Each line below should be retyped exactly, with no pictures.
* start MATERIAL *
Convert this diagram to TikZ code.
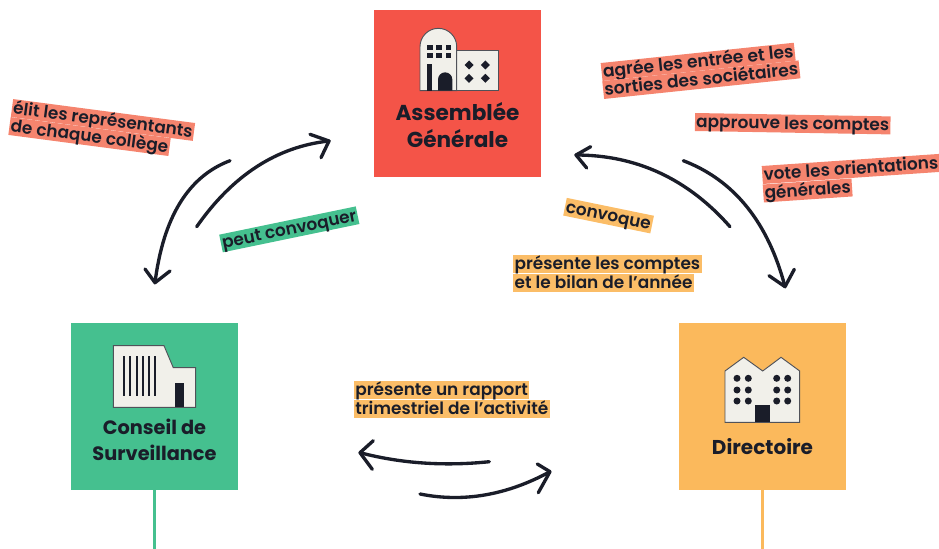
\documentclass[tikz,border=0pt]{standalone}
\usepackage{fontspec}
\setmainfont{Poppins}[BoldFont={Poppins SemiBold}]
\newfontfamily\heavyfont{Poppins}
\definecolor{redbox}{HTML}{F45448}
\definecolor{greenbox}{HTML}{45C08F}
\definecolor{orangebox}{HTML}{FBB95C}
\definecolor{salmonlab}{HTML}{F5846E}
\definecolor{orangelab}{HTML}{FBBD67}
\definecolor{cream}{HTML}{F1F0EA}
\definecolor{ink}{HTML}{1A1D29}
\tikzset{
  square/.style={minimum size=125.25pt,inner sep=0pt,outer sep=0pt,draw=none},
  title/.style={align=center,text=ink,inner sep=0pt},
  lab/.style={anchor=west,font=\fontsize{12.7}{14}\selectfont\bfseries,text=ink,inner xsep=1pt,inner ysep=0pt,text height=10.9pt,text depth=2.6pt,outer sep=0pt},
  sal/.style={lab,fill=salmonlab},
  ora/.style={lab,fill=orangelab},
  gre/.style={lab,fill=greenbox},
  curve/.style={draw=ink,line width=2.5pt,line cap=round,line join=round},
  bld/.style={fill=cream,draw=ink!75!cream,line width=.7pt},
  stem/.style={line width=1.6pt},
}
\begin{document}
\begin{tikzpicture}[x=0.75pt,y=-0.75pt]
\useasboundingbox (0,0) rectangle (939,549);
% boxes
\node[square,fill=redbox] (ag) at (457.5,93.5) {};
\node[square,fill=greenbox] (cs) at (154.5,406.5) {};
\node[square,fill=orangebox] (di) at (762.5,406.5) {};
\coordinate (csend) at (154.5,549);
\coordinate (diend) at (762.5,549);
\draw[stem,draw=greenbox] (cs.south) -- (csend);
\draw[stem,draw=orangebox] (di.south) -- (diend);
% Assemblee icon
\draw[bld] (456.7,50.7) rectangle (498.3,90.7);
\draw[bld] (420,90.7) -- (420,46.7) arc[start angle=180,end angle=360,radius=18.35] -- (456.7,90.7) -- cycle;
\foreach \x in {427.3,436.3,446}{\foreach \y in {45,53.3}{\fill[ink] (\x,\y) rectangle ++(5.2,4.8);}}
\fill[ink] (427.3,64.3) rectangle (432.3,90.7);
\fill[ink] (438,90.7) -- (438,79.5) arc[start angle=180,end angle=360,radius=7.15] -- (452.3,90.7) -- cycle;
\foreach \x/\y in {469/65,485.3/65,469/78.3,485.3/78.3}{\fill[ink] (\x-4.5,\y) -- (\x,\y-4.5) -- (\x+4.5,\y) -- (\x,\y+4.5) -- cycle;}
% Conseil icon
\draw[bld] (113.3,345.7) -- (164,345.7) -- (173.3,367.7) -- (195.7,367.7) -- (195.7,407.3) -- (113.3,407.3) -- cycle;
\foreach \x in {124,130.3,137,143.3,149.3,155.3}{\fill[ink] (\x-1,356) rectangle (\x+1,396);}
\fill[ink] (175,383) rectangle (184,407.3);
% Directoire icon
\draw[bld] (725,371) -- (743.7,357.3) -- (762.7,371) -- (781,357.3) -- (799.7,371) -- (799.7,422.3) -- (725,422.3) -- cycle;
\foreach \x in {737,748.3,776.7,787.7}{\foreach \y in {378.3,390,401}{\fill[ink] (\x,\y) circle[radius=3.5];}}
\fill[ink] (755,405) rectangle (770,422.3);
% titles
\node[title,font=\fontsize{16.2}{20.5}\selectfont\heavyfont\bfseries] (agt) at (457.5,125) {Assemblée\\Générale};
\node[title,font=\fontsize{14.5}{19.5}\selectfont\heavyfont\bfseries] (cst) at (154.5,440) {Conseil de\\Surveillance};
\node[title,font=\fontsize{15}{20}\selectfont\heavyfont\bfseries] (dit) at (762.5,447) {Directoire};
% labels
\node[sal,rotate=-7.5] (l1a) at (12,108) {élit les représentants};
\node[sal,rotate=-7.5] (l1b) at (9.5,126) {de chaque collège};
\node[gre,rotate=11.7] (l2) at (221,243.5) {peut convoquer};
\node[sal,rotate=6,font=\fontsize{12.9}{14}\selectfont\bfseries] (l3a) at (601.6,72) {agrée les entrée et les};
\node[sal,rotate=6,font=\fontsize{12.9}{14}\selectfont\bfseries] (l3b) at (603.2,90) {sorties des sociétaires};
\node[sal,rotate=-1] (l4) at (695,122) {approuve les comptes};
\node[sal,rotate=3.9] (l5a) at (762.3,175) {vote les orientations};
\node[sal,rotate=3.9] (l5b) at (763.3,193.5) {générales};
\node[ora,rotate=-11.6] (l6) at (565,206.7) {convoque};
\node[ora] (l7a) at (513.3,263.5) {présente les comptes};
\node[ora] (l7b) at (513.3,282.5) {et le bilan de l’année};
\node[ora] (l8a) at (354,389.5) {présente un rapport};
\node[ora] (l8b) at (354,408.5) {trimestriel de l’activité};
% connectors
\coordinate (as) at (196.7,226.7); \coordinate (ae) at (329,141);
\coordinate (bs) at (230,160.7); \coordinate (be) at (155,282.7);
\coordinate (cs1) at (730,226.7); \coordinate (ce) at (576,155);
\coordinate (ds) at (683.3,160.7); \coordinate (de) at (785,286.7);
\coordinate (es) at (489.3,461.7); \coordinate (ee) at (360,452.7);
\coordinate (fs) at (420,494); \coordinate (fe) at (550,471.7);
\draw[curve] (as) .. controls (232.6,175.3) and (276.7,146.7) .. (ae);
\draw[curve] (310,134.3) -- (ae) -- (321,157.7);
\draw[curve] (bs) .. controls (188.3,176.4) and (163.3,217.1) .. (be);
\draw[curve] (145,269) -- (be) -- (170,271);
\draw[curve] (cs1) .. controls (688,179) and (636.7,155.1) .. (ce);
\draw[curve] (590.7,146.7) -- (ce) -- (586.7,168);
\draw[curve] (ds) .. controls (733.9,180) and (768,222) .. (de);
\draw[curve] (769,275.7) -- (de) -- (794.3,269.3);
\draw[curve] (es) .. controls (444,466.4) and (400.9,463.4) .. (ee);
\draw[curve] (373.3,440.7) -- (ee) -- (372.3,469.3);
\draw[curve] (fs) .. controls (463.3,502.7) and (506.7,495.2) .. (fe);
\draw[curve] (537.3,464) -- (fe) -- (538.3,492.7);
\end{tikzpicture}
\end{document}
* end MATERIAL *
## EXERCISE ANSWER
Convert this diagram to TikZ code.
\documentclass[tikz,border=0pt]{standalone}
\usepackage{fontspec}
\setmainfont{Poppins}[BoldFont={Poppins SemiBold}]
\newfontfamily\heavyfont{Poppins}
\definecolor{redbox}{HTML}{F45448}
\definecolor{greenbox}{HTML}{45C08F}
\definecolor{orangebox}{HTML}{FBB95C}
\definecolor{salmonlab}{HTML}{F5846E}
\definecolor{orangelab}{HTML}{FBBD67}
\definecolor{cream}{HTML}{F1F0EA}
\definecolor{ink}{HTML}{1A1D29}
\tikzset{
  square/.style={minimum size=125.25pt,inner sep=0pt,outer sep=0pt,draw=none},
  title/.style={align=center,text=ink,inner sep=0pt},
  lab/.style={anchor=west,font=\fontsize{12.7}{14}\selectfont\bfseries,text=ink,inner xsep=1pt,inner ysep=0pt,text height=10.9pt,text depth=2.6pt,outer sep=0pt},
  sal/.style={lab,fill=salmonlab},
  ora/.style={lab,fill=orangelab},
  gre/.style={lab,fill=greenbox},
  curve/.style={draw=ink,line width=2.5pt,line cap=round,line join=round},
  bld/.style={fill=cream,draw=ink!75!cream,line width=.7pt},
  stem/.style={line width=1.6pt},
}
\begin{document}
\begin{tikzpicture}[x=0.75pt,y=-0.75pt]
\useasboundingbox (0,0) rectangle (939,549);
% boxes
\node[square,fill=redbox] (ag) at (457.5,93.5) {};
\node[square,fill=greenbox] (cs) at (154.5,406.5) {};
\node[square,fill=orangebox] (di) at (762.5,406.5) {};
\coordinate (csend) at (154.5,549);
\coordinate (diend) at (762.5,549);
\draw[stem,draw=greenbox] (cs.south) -- (csend);
\draw[stem,draw=orangebox] (di.south) -- (diend);
% Assemblee icon
\draw[bld] (456.7,50.7) rectangle (498.3,90.7);
\draw[bld] (420,90.7) -- (420,46.7) arc[start angle=180,end angle=360,radius=18.35] -- (456.7,90.7) -- cycle;
\foreach \x in {427.3,436.3,446}{\foreach \y in {45,53.3}{\fill[ink] (\x,\y) rectangle ++(5.2,4.8);}}
\fill[ink] (427.3,64.3) rectangle (432.3,90.7);
\fill[ink] (438,90.7) -- (438,79.5) arc[start angle=180,end angle=360,radius=7.15] -- (452.3,90.7) -- cycle;
\foreach \x/\y in {469/65,485.3/65,469/78.3,485.3/78.3}{\fill[ink] (\x-4.5,\y) -- (\x,\y-4.5) -- (\x+4.5,\y) -- (\x,\y+4.5) -- cycle;}
% Conseil icon
\draw[bld] (113.3,345.7) -- (164,345.7) -- (173.3,367.7) -- (195.7,367.7) -- (195.7,407.3) -- (113.3,407.3) -- cycle;
\foreach \x in {124,130.3,137,143.3,149.3,155.3}{\fill[ink] (\x-1,356) rectangle (\x+1,396);}
\fill[ink] (175,383) rectangle (184,407.3);
% Directoire icon
\draw[bld] (725,371) -- (743.7,357.3) -- (762.7,371) -- (781,357.3) -- (799.7,371) -- (799.7,422.3) -- (725,422.3) -- cycle;
\foreach \x in {737,748.3,776.7,787.7}{\foreach \y in {378.3,390,401}{\fill[ink] (\x,\y) circle[radius=3.5];}}
\fill[ink] (755,405) rectangle (770,422.3);
% titles
\node[title,font=\fontsize{16.2}{20.5}\selectfont\heavyfont\bfseries] (agt) at (457.5,125) {Assemblée\\Générale};
\node[title,font=\fontsize{14.5}{19.5}\selectfont\heavyfont\bfseries] (cst) at (154.5,440) {Conseil de\\Surveillance};
\node[title,font=\fontsize{15}{20}\selectfont\heavyfont\bfseries] (dit) at (762.5,447) {Directoire};
% labels
\node[sal,rotate=-7.5] (l1a) at (12,108) {élit les représentants};
\node[sal,rotate=-7.5] (l1b) at (9.5,126) {de chaque collège};
\node[gre,rotate=11.7] (l2) at (221,243.5) {peut convoquer};
\node[sal,rotate=6,font=\fontsize{12.9}{14}\selectfont\bfseries] (l3a) at (601.6,72) {agrée les entrée et les};
\node[sal,rotate=6,font=\fontsize{12.9}{14}\selectfont\bfseries] (l3b) at (603.2,90) {sorties des sociétaires};
\node[sal,rotate=-1] (l4) at (695,122) {approuve les comptes};
\node[sal,rotate=3.9] (l5a) at (762.3,175) {vote les orientations};
\node[sal,rotate=3.9] (l5b) at (763.3,193.5) {générales};
\node[ora,rotate=-11.6] (l6) at (565,206.7) {convoque};
\node[ora] (l7a) at (513.3,263.5) {présente les comptes};
\node[ora] (l7b) at (513.3,282.5) {et le bilan de l’année};
\node[ora] (l8a) at (354,389.5) {présente un rapport};
\node[ora] (l8b) at (354,408.5) {trimestriel de l’activité};
% connectors
\coordinate (as) at (196.7,226.7); \coordinate (ae) at (329,141);
\coordinate (bs) at (230,160.7); \coordinate (be) at (155,282.7);
\coordinate (cs1) at (730,226.7); \coordinate (ce) at (576,155);
\coordinate (ds) at (683.3,160.7); \coordinate (de) at (785,286.7);
\coordinate (es) at (489.3,461.7); \coordinate (ee) at (360,452.7);
\coordinate (fs) at (420,494); \coordinate (fe) at (550,471.7);
\draw[curve] (as) .. controls (232.6,175.3) and (276.7,146.7) .. (ae);
\draw[curve] (310,134.3) -- (ae) -- (321,157.7);
\draw[curve] (bs) .. controls (188.3,176.4) and (163.3,217.1) .. (be);
\draw[curve] (145,269) -- (be) -- (170,271);
\draw[curve] (cs1) .. controls (688,179) and (636.7,155.1) .. (ce);
\draw[curve] (590.7,146.7) -- (ce) -- (586.7,168);
\draw[curve] (ds) .. controls (733.9,180) and (768,222) .. (de);
\draw[curve] (769,275.7) -- (de) -- (794.3,269.3);
\draw[curve] (es) .. controls (444,466.4) and (400.9,463.4) .. (ee);
\draw[curve] (373.3,440.7) -- (ee) -- (372.3,469.3);
\draw[curve] (fs) .. controls (463.3,502.7) and (506.7,495.2) .. (fe);
\draw[curve] (537.3,464) -- (fe) -- (538.3,492.7);
\end{tikzpicture}
\end{document}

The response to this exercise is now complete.